"Of the three primary colors, the three binary ones are formed.
If you add to one of these the primary tone that is its opposite, it cancels it out. This means that you produce the required half-tone.
Therefore, adding black is not adding a half-tone, it is soiling the tone whose true half-tone resides in this opposite me have just described. Hence the green shadows found in red.
The heads of the two little peasants. The yellow one had purple shadows; the redder and more sanguine one had green ones".
"Pissarro wants to achieve delicacy by means of adjustments of nearly like tones; he keeps from juxtaposing two distant tones and does without the vibrant note which such contrast gives, but strives on the contrary to diminish the distance between two tints by introducing into each one of them intermediate elements which he calls 'passage'.
But the neo-impressionist technique is based precisely on this type of contrast, for which he feels no need, and on the violent purity of tints which hurts his eye.
He has kept of divisionism only the technique, the little dot, whose raison d'etre is exactly that it enables the transcription of this contrast and the conservation of this purity.
So it is easy to understand why he [Pissarro] gave up this means, insufficient as it is by itself".
"Neo-Impressionist method is an attempt is made to achieve the richness of the sunlight spectrum with all its tones.

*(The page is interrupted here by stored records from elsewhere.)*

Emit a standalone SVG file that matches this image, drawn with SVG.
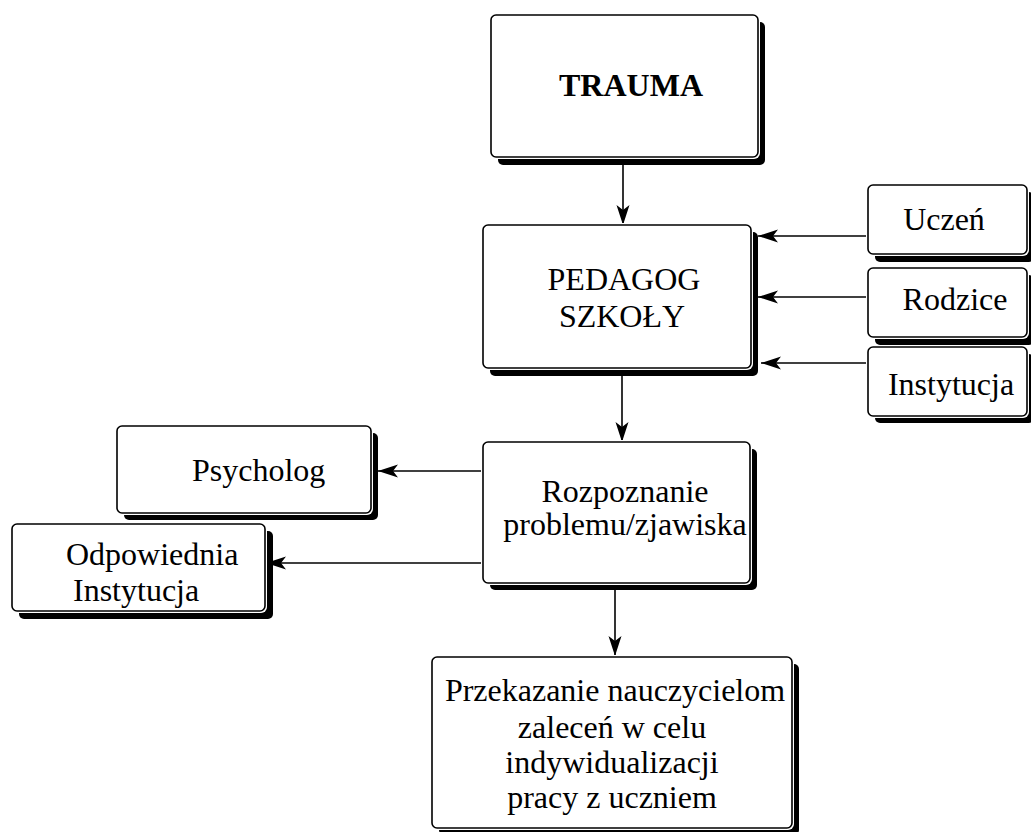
<svg xmlns="http://www.w3.org/2000/svg" width="1031" height="832" viewBox="0 0 1031 832">
<defs>
<style>
.sh{fill:#000}
.gap{fill:#fff}
.box{fill:#fff;stroke:#000;stroke-width:1.6}
.t{font-family:"Liberation Serif","Times New Roman",serif;font-size:32px;fill:#000}
.c{text-anchor:middle}
.b{font-weight:bold}
.ln{stroke:#000;stroke-width:1.6;fill:none;marker-end:url(#ah)}
</style>
<marker id="ah" markerUnits="userSpaceOnUse" markerWidth="24" markerHeight="16" viewBox="0 -8 20 16" refX="20" refY="0" orient="auto">
<path d="M0,-6.5 L20,0 L0,6.5 L5,0 Z" fill="#000"/>
</marker>
</defs>
<rect width="1031" height="832" fill="#fff"/>
<g id="connectors">
<line class="ln" x1="623" y1="157" x2="623" y2="225"/>
<line class="ln" x1="868" y1="236" x2="758" y2="236"/>
<line class="ln" x1="868" y1="297" x2="758" y2="297"/>
<line class="ln" x1="868" y1="363" x2="761" y2="363"/>
<line class="ln" x1="622" y1="368" x2="622" y2="442"/>
<line class="ln" x1="483" y1="471" x2="378" y2="471"/>
<line class="ln" x1="483" y1="563" x2="266" y2="563"/>
<line class="ln" x1="615" y1="584" x2="615" y2="656"/>
</g>
<g id="trauma">
<rect class="sh" x="498" y="22" width="267" height="143" rx="5"/>
<rect class="gap" x="489" y="13" width="271" height="146" rx="6"/>
<rect class="box" x="491" y="15" width="267" height="142" rx="5"/>
<text class="t c b" x="631" y="96">TRAUMA</text>
</g>
<g id="pedagog">
<rect class="sh" x="490" y="232" width="268" height="144" rx="5"/>
<rect class="gap" x="481" y="223" width="272" height="147" rx="6"/>
<rect class="box" x="483" y="225" width="268" height="143" rx="5"/>
<text class="t c" x="624" y="290">PEDAGOG</text>
<text class="t c" x="622" y="327">SZKOŁY</text>
</g>
<g id="uczen">
<rect class="sh" x="875" y="192" width="159" height="70" rx="5"/>
<rect class="gap" x="866" y="183" width="163" height="73" rx="6"/>
<rect class="box" x="868" y="185" width="159" height="69" rx="5"/>
<text class="t c" x="944" y="230">Uczeń</text>
</g>
<g id="rodzice">
<rect class="sh" x="875" y="275" width="159" height="70" rx="5"/>
<rect class="gap" x="866" y="266" width="163" height="73" rx="6"/>
<rect class="box" x="868" y="268" width="159" height="69" rx="5"/>
<text class="t c" x="955" y="310">Rodzice</text>
</g>
<g id="instytucja">
<rect class="sh" x="875" y="354" width="159" height="69" rx="5"/>
<rect class="gap" x="866" y="345" width="163" height="73" rx="6"/>
<rect class="box" x="868" y="347" width="159" height="69" rx="5"/>
<text class="t c" x="951" y="395">Instytucja</text>
</g>
<g id="rozpoznanie">
<rect class="sh" x="490" y="449" width="267" height="141" rx="5"/>
<rect class="gap" x="481" y="440" width="271" height="145" rx="6"/>
<rect class="box" x="483" y="442" width="267" height="141" rx="5"/>
<text class="t c" x="625" y="502">Rozpoznanie</text>
<text class="t c" x="625" y="535">problemu/zjawiska</text>
</g>
<g id="psycholog">
<rect class="sh" x="124" y="433" width="254" height="87" rx="5"/>
<rect class="gap" x="115" y="424" width="258" height="91" rx="6"/>
<rect class="box" x="117" y="426" width="254" height="87" rx="5"/>
<text class="t" x="192" y="481">Psycholog</text>
</g>
<g id="odpowiednia">
<rect class="sh" x="19" y="531" width="254" height="88" rx="5"/>
<rect class="gap" x="10" y="522" width="257" height="91" rx="6"/>
<rect class="box" x="12" y="524" width="253" height="87" rx="5"/>
<text class="t" x="66" y="565">Odpowiednia</text>
<text class="t" x="73" y="601">Instytucja</text>
</g>
<g id="przekazanie">
<rect class="sh" x="439" y="664" width="360" height="171" rx="5"/>
<rect class="gap" x="430" y="655" width="364" height="175" rx="6"/>
<rect class="box" x="432" y="657" width="360" height="171" rx="5"/>
<text class="t c" x="615" y="701">Przekazanie nauczycielom</text>
<text class="t c" x="612" y="738">zaleceń w celu</text>
<text class="t c" x="612" y="773">indywidualizacji</text>
<text class="t c" x="612" y="808">pracy z uczniem</text>
</g>
</svg>
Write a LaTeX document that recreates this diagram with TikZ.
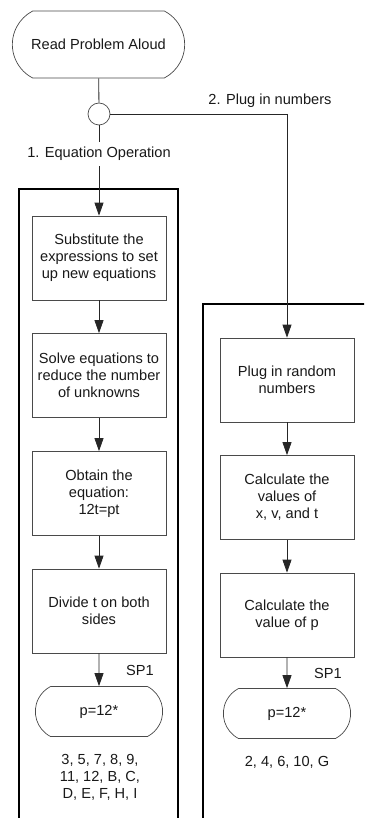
\documentclass[tikz,border=0pt]{standalone}
\usepackage{fontspec}
\setmainfont{Liberation Sans}
\usetikzlibrary{arrows.meta, shapes.misc, positioning}
\definecolor{lineGray}{HTML}{262626}
\definecolor{boxGray}{HTML}{4A4A4A}
\tikzset{
    stepBox/.style={rectangle, draw=boxGray, line width=0.7pt, fill=white, minimum width=134pt, minimum height=84pt, align=center, inner sep=2pt},
    endBox/.style={rounded rectangle, rounded rectangle arc length=125, draw=boxGray, line width=0.7pt, fill=white, minimum width=134pt, minimum height=50pt},
    startBox/.style={rounded rectangle, rounded rectangle arc length=125, draw=boxGray, line width=0.7pt, fill=white, minimum width=179pt, minimum height=67pt},
    junction/.style={circle, draw=boxGray, line width=0.7pt, fill=white, inner sep=0pt, minimum size=22pt},
    flowLabel/.style={fill=white, inner sep=5pt, align=center},
    flowEdge/.style={-{Triangle[length=13pt, width=9pt]}, draw=lineGray, line width=0.8pt},
    flowLine/.style={draw=lineGray, line width=0.8pt},
    frameBox/.style={draw=black, line width=1.8pt},
}
\newcommand{\drawFlow}[2]{
    \draw[flowEdge] (#1) -- (#2);
}
\newcommand{\drawLine}[2]{
    \draw[flowLine] (#1) -- (#2);
}

\begin{document}
\begin{tikzpicture}[x=1pt, y=-1pt, font=\fontsize{14.6}{17}\selectfont, text=black!90]
        \useasboundingbox (0,0) rectangle (364,818);
        \clip (0,0) rectangle (364,818);

        % frames
        \draw[frameBox] (19,189) rectangle (178,840);
        \draw[frameBox] (203,304) rectangle (390,840);

        % top
        \node[startBox] (read) at (98.5,44.5) {Read Problem Aloud};
        \node[junction] (junc) at (99,114) {};
        \node[flowLabel] (eqOp) at (99,154) {1. Equation Operation};
        \node (plugLbl) at (270,101) {2. Plug in numbers};
        \coordinate (bend) at (287,114);

        % equation operation
        \node[stepBox] (subst) at (99,258) {Substitute the\\expressions to set\\up new equations};
        \node[stepBox] (solve) at (99,375.5) {Solve equations to\\reduce the number\\of unknowns};
        \node[stepBox] (obtain) at (99,493.5) {Obtain the\\equation:\\12t=pt};
        \node[stepBox] (divide) at (99,611) {Divide t on both\\sides};
        \node[endBox] (resL) at (99,711.5) {p=12*};
        \node (spL) at (140,670) {SP1};
        \node[align=center] (listL) at (100,777) {3, 5, 7, 8, 9,\\11, 12, B, C,\\D, E, F, H, I};

        % plug in numbers
        \node[stepBox] (plug) at (287,380) {Plug in random\\numbers};
        \node[stepBox] (calcX) at (287,497.5) {Calculate the\\values of\\x, v, and t};
        \node[stepBox] (calcP) at (287,615) {Calculate the\\value of p};
        \node[endBox] (resR) at (287,713.5) {p=12*};
        \node (spR) at (328,673) {SP1};
        \node (listR) at (287,762) {2, 4, 6, 10, G};

        % connectors
        \drawLine{read}{junc}
        \drawLine{junc}{eqOp}
        \drawFlow{eqOp}{subst}
        \drawFlow{subst}{solve}
        \drawFlow{solve}{obtain}
        \drawFlow{obtain}{divide}
        \drawFlow{divide}{resL}
        \drawLine{junc}{bend}
        \drawFlow{bend}{plug}
        \drawFlow{plug}{calcX}
        \drawFlow{calcX}{calcP}
        \drawFlow{calcP}{resR}
    \end{tikzpicture}
\end{document}
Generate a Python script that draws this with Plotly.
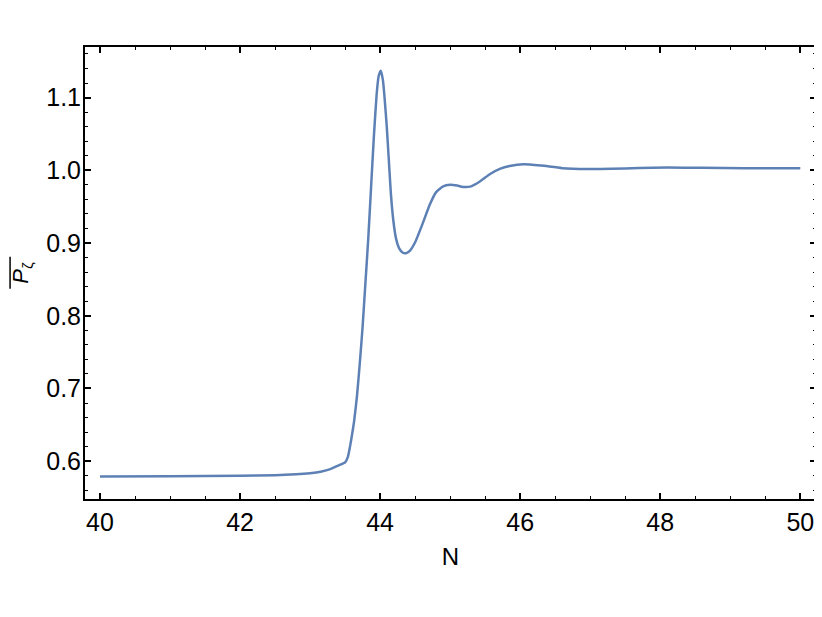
import plotly.graph_objects as go

# N values and averaged P_zeta
n_vals = [40.0, 41.0, 42.0, 42.5, 42.8, 43.0, 43.15, 43.3, 43.4, 43.5,
          43.54, 43.57, 43.6, 43.63, 43.67, 43.71, 43.75, 43.79, 43.83, 43.87,
          43.91, 43.95, 43.98, 44.01, 44.04, 44.06, 44.095, 44.124, 44.153, 44.19,
          44.23, 44.27, 44.32, 44.37, 44.43, 44.5, 44.6, 44.71, 44.8, 44.9, 45.0,
          45.1, 45.2, 45.3, 45.43, 45.57, 45.71, 45.85, 46.05, 46.3, 46.6,
          46.95, 47.3, 47.7, 48.1, 48.6, 49.2, 50.0]
p_vals = [0.579, 0.5793, 0.58, 0.5808, 0.582, 0.5835, 0.5855, 0.5895, 0.594, 0.5985,
          0.606, 0.62, 0.637, 0.656, 0.69, 0.735, 0.785, 0.845, 0.905, 0.975,
          1.045, 1.104, 1.13, 1.137, 1.124, 1.104, 1.06, 1.0145, 0.969, 0.93,
          0.905, 0.893, 0.887, 0.886, 0.89, 0.901, 0.925, 0.953, 0.97, 0.978, 0.98,
          0.979, 0.977, 0.978, 0.985, 0.995, 1.002, 1.006, 1.0085, 1.0065, 1.003,
          1.0017, 1.002, 1.0033, 1.0038, 1.0035, 1.003, 1.003]

x_ticks = [40, 42, 44, 46, 48, 50]
y_ticks = [0.6, 0.7, 0.8, 0.9, 1.0, 1.1]

FONT = "Liberation Sans, Arial"

fig = go.Figure()
fig.add_trace(go.Scatter(x=n_vals, y=p_vals, mode="lines",
                         line=dict(color="#5E81B5", width=2.5, shape="spline", smoothing=0.5),
                         showlegend=False))

axis_common = dict(showline=True, linecolor="black", linewidth=2, mirror="allticks",
                   ticks="inside", ticklen=6, tickwidth=1.5, tickcolor="black",
                   showgrid=False, zeroline=False, automargin=False,
                   tickfont=dict(family=FONT, size=25, color="black"))

fig.update_xaxes(range=[39.786, 50.224], tickvals=x_ticks,
                 minor=dict(ticks="inside", dtick=0.5, ticklen=3, tickwidth=1.2, tickcolor="black"),
                 title=dict(text="N", font=dict(family=FONT, size=24, color="black"), standoff=13),
                 **axis_common)
fig.update_yaxes(range=[0.548, 1.1696], tickvals=y_ticks, tickformat=".1f",
                 ticklabelstandoff=-3,
                 minor=dict(ticks="inside", dtick=0.02, ticklen=3, tickwidth=1.2, tickcolor="black"),
                 title=dict(text="<i>P</i><sub>ζ</sub>", font=dict(family=FONT, size=22, color="black"),
                            standoff=12),
                 **axis_common)

# overline above the P_zeta label
fig.add_shape(type="line", xref="paper", yref="paper",
              x0=-0.1025, x1=-0.1025, y0=0.465, y1=0.536,
              line=dict(color="black", width=1.5))

# margins shifted by the page's 8px body offset
fig.update_layout(width=822, height=617,
                  margin=dict(l=77, r=14, t=39, b=126),
                  plot_bgcolor="white", paper_bgcolor="white")

fig.write_html("out.html")
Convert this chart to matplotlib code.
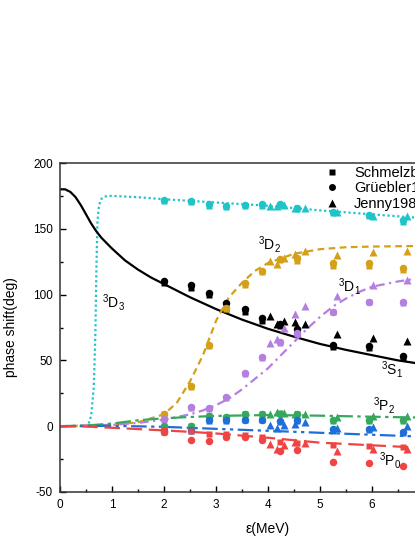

An orange that blends with yellow and red, a violet that tends toward red and blue, a green between blue and yellow are, with white the sole elements.
Through mixture (in the eye of the observer) of these pure colours, whose relationship can be varied at will, from the most brilliant to the greyish.
Every brush stroke that is taken from the palette remains pure on the canvas".
"We have never heard Seurat, Cross, Luce, Van de Velde or indeed Van Rysselberghe or Angrand speak of dots. We have never seen them be preoccupied by Pointillism.
Read these lines, dictated by Seurat to Jules Christophe, his biographer: 'Art is harmony; harmony is the analogy between opposites and between similar elements of tone, tint and line.
By tone I mean light and dark; tint is red and its complementary: green, orange and its complementary: blue, yellow and its complementary: purple...
The method of expression relies on the optical mixture of tones, tints and their reactions (shadows that follow very strict rules)".